[Begin RECORD SET]

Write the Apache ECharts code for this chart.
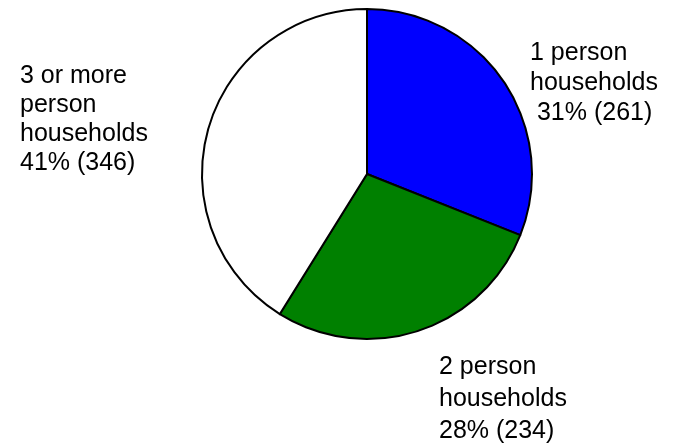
<!DOCTYPE html>
<html>
<head>
<meta charset="utf-8">
<script src="https://cdn.jsdelivr.net/npm/echarts@6/dist/echarts.min.js"></script>
<style>
html,body{margin:0;padding:0;background:#fff;}
#chart{width:675px;height:445px;}
</style>
</head>
<body>
<div id="chart"></div>
<script>
const categories = ['1 person\nhouseholds', '2 person\nhouseholds', '3 or more\nperson\nhouseholds'];
const values = [261, 234, 346];
const colors = ['#0000ff', '#008000', '#ffffff'];

const labelAnchors = [
  { x: 530, y: 38, lineHeight: 30 },
  { x: 439, y: 351, lineHeight: 32 },
  { x: 20, y: 62, lineHeight: 29 }
];

const chart = echarts.init(document.getElementById('chart'), null, { renderer: 'canvas' });
chart.setOption({
  backgroundColor: '#ffffff',
  animation: false,
  series: [{
    type: 'pie',
    center: [367, 174],
    radius: [0, 165],
    startAngle: 90,
    clockwise: true,
    percentPrecision: 0,
    avoidLabelOverlap: false,
    itemStyle: { borderColor: '#000000', borderWidth: 2 },
    emphasis: { disabled: true },
    label: {
      show: true,
      position: 'outside',
      formatter: function (p) {
        return p.name + '\n' + (p.dataIndex === 0 ? ' ' : '') + Math.round(p.percent) + '% (' + p.value + ')';
      },
      color: '#000000',
      fontFamily: 'Liberation Sans, Arial, sans-serif',
      fontSize: 25,
      lineHeight: 30,
      align: 'left'
    },
    labelLine: { show: false },
    labelLayout: function (params) {
      const a = labelAnchors[params.dataIndex];
      return { x: a.x, y: a.y, align: 'left', verticalAlign: 'top', hideOverlap: false };
    },
    data: categories.map((c, i) => ({
      name: c,
      value: values[i],
      itemStyle: { color: colors[i] },
      label: { lineHeight: labelAnchors[i].lineHeight }
    }))
  }]
});
</script>
</body>
</html>
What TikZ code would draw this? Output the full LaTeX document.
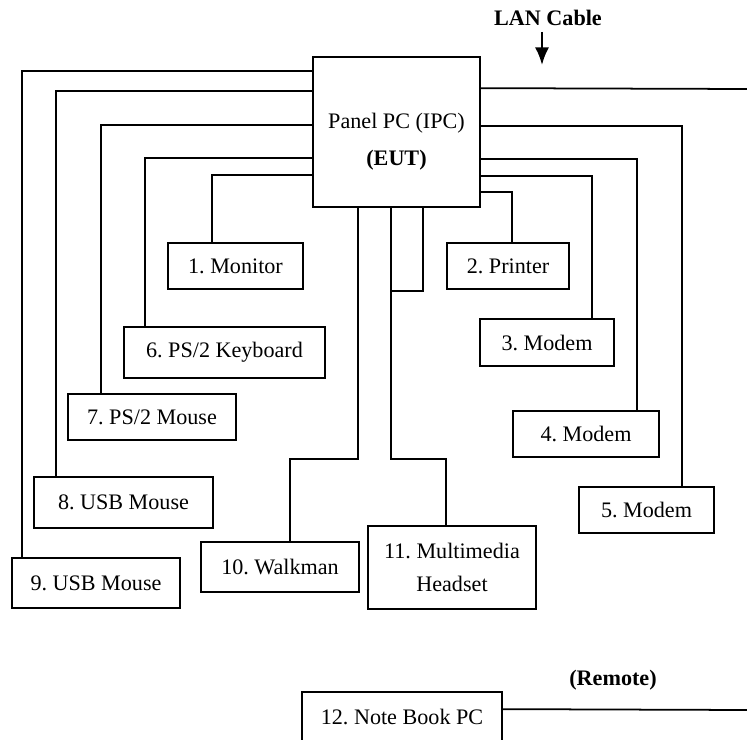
\documentclass[tikz,border=0pt]{standalone}
\usepackage{fontspec}
\setmainfont{Liberation Serif}
\usetikzlibrary{calc,arrows.meta}
\frenchspacing

\begin{document}
\begin{tikzpicture}[
    x=0.02cm, y=-0.02cm,
    every node/.style={font=\fontsize{12.6}{15}\selectfont, align=center},
    unit/.style={draw, line width=1pt, inner sep=0pt, minimum height=0.92cm},
    cable/.style={line width=1pt},
    caption/.style={font=\fontsize{12.6}{15}\selectfont\bfseries}
]
\useasboundingbox (0,0) rectangle (747,740);

% equipment under test
\node[unit, minimum width=3.34cm, minimum height=3cm] (eut) at (396.5,132)
    {\rule{0pt}{20pt}Panel PC (IPC)\\[6pt]\textbf{(EUT)}};

% peripherals
\node[unit, minimum width=2.7cm] (monitor) at (235.5,266) {1. Monitor};
\node[unit, minimum width=2.44cm] (printer) at (508,266) {2. Printer};
\node[unit, minimum width=2.68cm, minimum height=0.94cm] (modemA) at (547,342.5) {3. Modem};
\node[unit, minimum width=2.92cm] (modemB) at (586,434) {4. Modem};
\node[unit, minimum width=2.7cm] (modemC) at (646.5,510) {5. Modem};
\node[unit, minimum width=4.02cm, minimum height=1.02cm] (keyboard) at (224.5,352.5) {6. PS/2 Keyboard};
\node[unit, minimum width=3.36cm] (psmouse) at (152,417) {7. PS/2 Mouse};
\node[unit, minimum width=3.58cm, minimum height=1.02cm] (usbA) at (123.5,502.5) {8. USB Mouse};
\node[unit, minimum width=3.36cm, minimum height=1cm] (usbB) at (96,583) {9. USB Mouse};
\node[unit, minimum width=3.16cm, minimum height=1cm] (walkman) at (280,567) {10. Walkman};
\node[unit, minimum width=3.36cm, minimum height=1.66cm] (headset) at (452,567.5)
    {11. Multimedia\\[3.7pt]Headset};
\node[unit, minimum width=4cm, minimum height=1cm] (notebook) at (402,717) {12. Note Book PC};

% captions
\node[caption] (lan) at (548,18) {LAN Cable};
\node[caption] (remote) at (613,680) {(Remote)};
\coordinate (lanhead) at (542,65);
\coordinate (lanend) at (747,89);
\coordinate (remend) at (747,710);
\draw[line width=1.3pt, -{Latex[length=10pt,width=8pt]}] (lan.south -| lanhead) -- (lanhead);

% left cables
\draw[cable] ($(eut.north west)+(0,15)$) -| ($(usbB.north west)+(11,0)$);
\draw[cable] ($(eut.north west)+(0,35)$) -| ($(usbA.north west)+(23,0)$);
\draw[cable] ($(eut.north west)+(0,69)$) -| ($(psmouse.north west)+(34,0)$);
\draw[cable] ($(eut.north west)+(0,102)$) -| ($(keyboard.north west)+(22,0)$);
\draw[cable] ($(eut.north west)+(0,119)$) -| ($(monitor.north west)+(45,0)$);

% right cables
\draw[cable] ($(eut.north east)+(0,32)$) -- (lanend);
\draw[cable] ($(eut.north east)+(0,70)$) -| ($(modemC.north east)+(-33,0)$);
\draw[cable] ($(eut.north east)+(0,103)$) -| ($(modemB.north east)+(-23,0)$);
\draw[cable] ($(eut.north east)+(0,120)$) -| ($(modemA.north east)+(-23,0)$);
\draw[cable] ($(eut.north east)+(0,136)$) -| ($(printer.north west)+(66,0)$);

% bottom cables
\draw[cable] ($(eut.south west)+(46,0)$) -- ++(0,251) -| ($(walkman.north west)+(90,0)$);
\draw[cable] ($(eut.south west)+(79,0)$) -- ++(0,251) -| ($(headset.north west)+(79,0)$);
\draw[cable] ($(eut.south west)+(111,0)$) -- ++(0,83) -- ++(-32,0);

% remote link
\draw[cable] ($(notebook.north east)+(0,18)$) -- (remend);
\end{tikzpicture}
\end{document}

[End RECORD SET]

- [TASK GOAL] Go through the material and select each line with the string "code" in it.

- [EXPECTED ANSWER]
Write the Apache ECharts code for this chart.
What TikZ code would draw this? Output the full LaTeX document.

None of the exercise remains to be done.